Viel aufregender waren da einige Konzerte, in denen sich eine komplexe Formensprache aufbaute, um dann wieder aufgelöst zu werden. Bands wie „BB &C“ oder „Side A“, dann die Gitarristen Mary Halvorson (USA), Kalle Kalima (Finnland) und Hasse Poulsen (Dänmark), die Schlagzeuger Ches Smith und Gerry Hemingway (beide USA) oder der italienische Pianist Giovanni Guidi beherrschen das Wechselspiel zwischen Struktur und Freiheit meisterlich. In der Gruppe des französischen Bassisten Henri Texier entluden sich die Improvisationen in einer Musik, die vom Mahgreb bis in die Stammesgebiete nordamerikanischer Indianer führte.

Ehrenrettung durch - Pharoah Sanders.

Ausgerechnet einer der vermeintlichen Höhepunkte des Programms aber ging total daneben.
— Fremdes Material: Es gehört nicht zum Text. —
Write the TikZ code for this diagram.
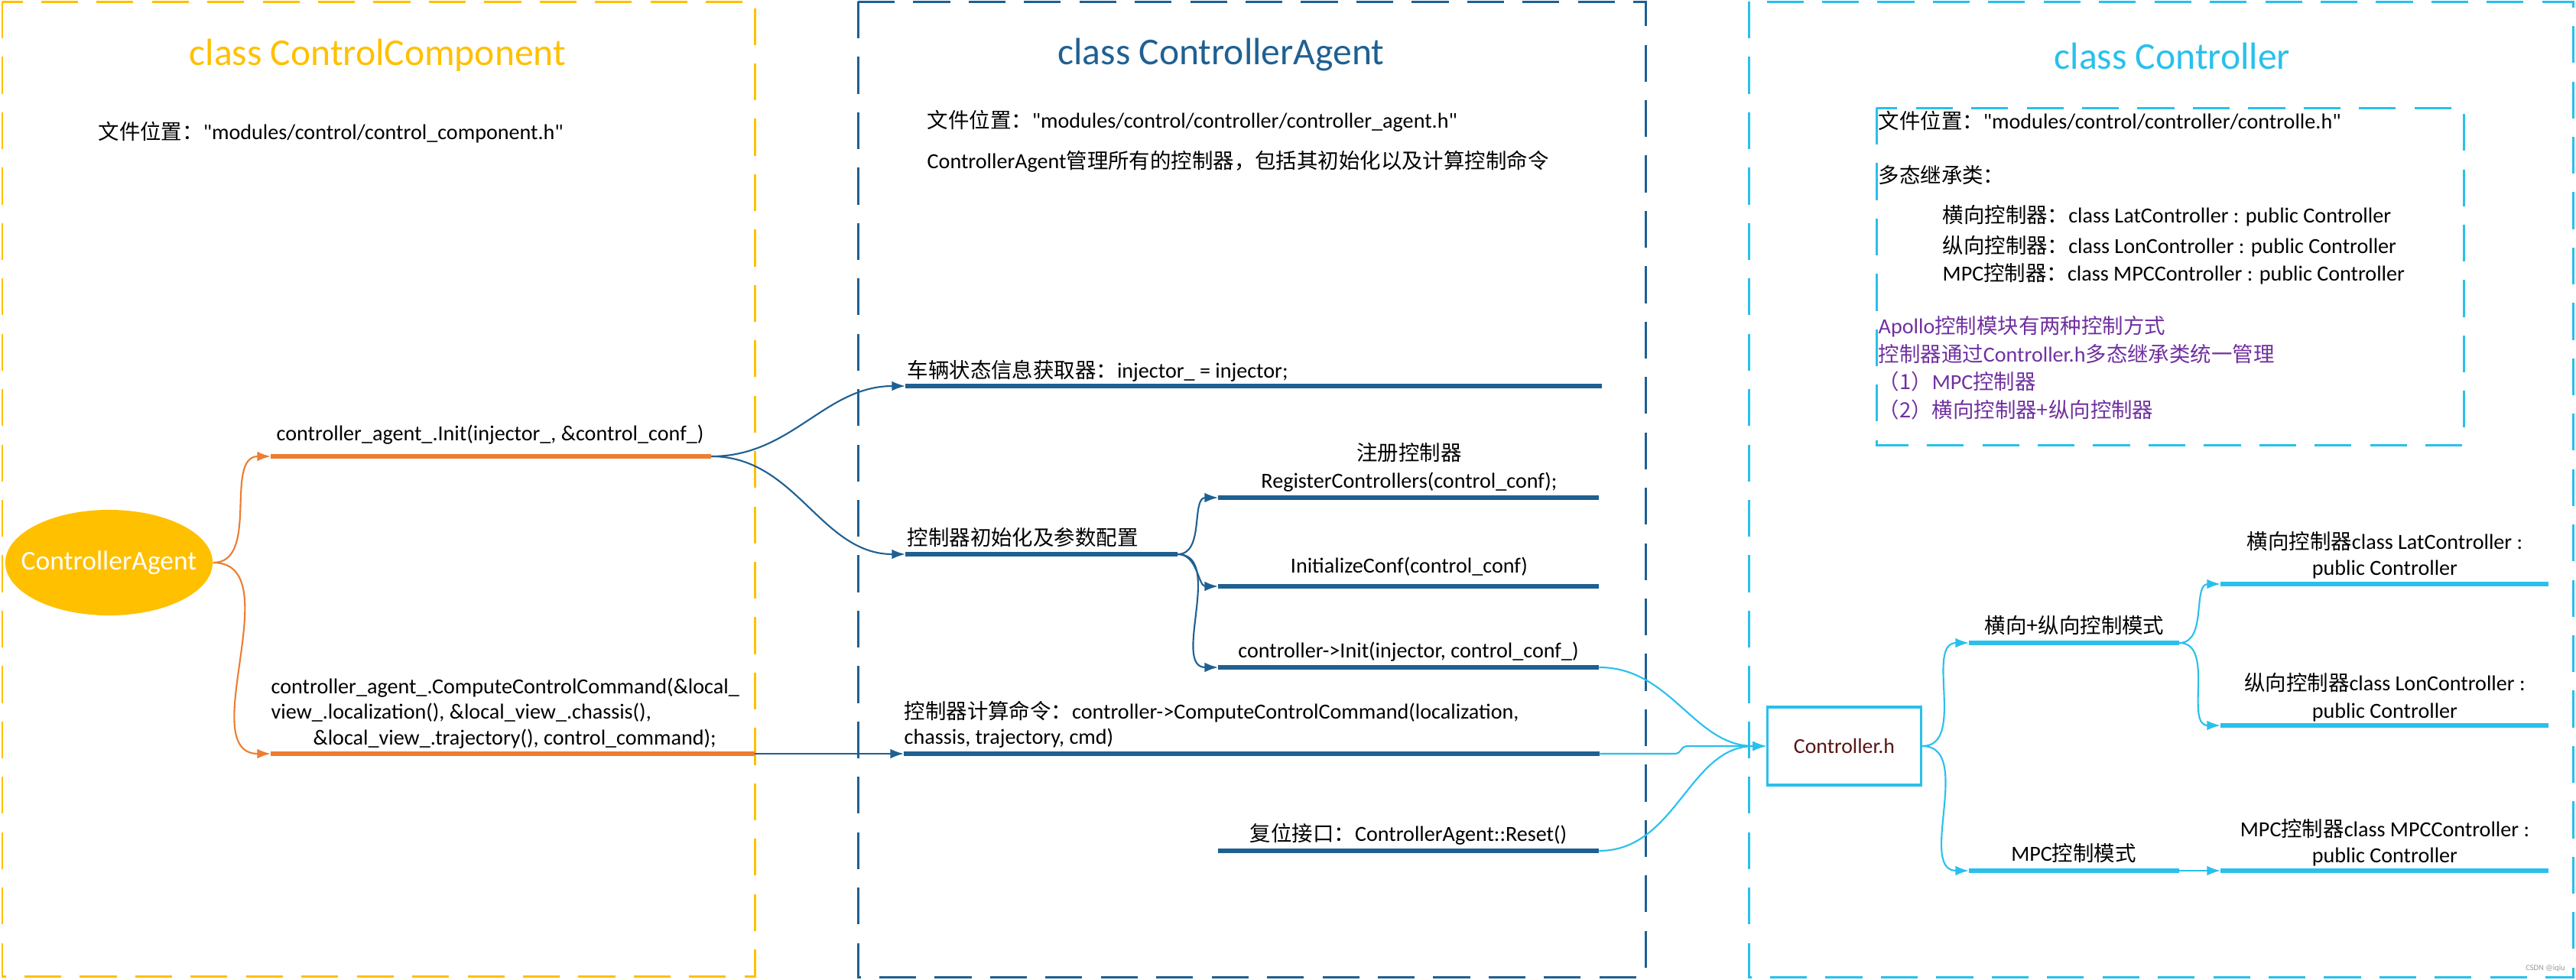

Der Pianist und Komponist Muhal Richards Abrams (81), einer der Gründerväter der Chicagoer Avantgarde-Organisation AACM, hatte den Saalfeldenern ein exklusives Konzert mit neuer Musik angeboten, das er mit einigen der wichtigsten schwarzen Neutönern der letzten Dekaden aufführen wollte - unter ihnen Henry Threadgill, Roscoe Mitchell oder George Lewis. Doch diese Herren (und einige mehr) saßen während der 85 Minuten fast unbeschäftigt herum. Es gab insgesamt vielleicht fünf Minuten spröde Tutti-Passagen und sonst fast nur unbegleitete Soli. Wie kann man die Möglichkeiten eines solchen Ensembles nur so ungenutzt lassen. Traurig, traurig.

Wenigsten einer aus der Garde der alten schwarzen Recken sorgte zum Abschluss des Jazzfestivals Saalfelden für etwas Ehrenrettung. Der immer noch erstaunlich agile und expressive Saxofonist Pharoah Sanders, einst Weggefährte John Coltranes, ließ sich im brasilianisch-amerikanischen Projekt „Pharoah & The Underground“ von hypnotischen Grooves davon tragen – in lichte Sphären.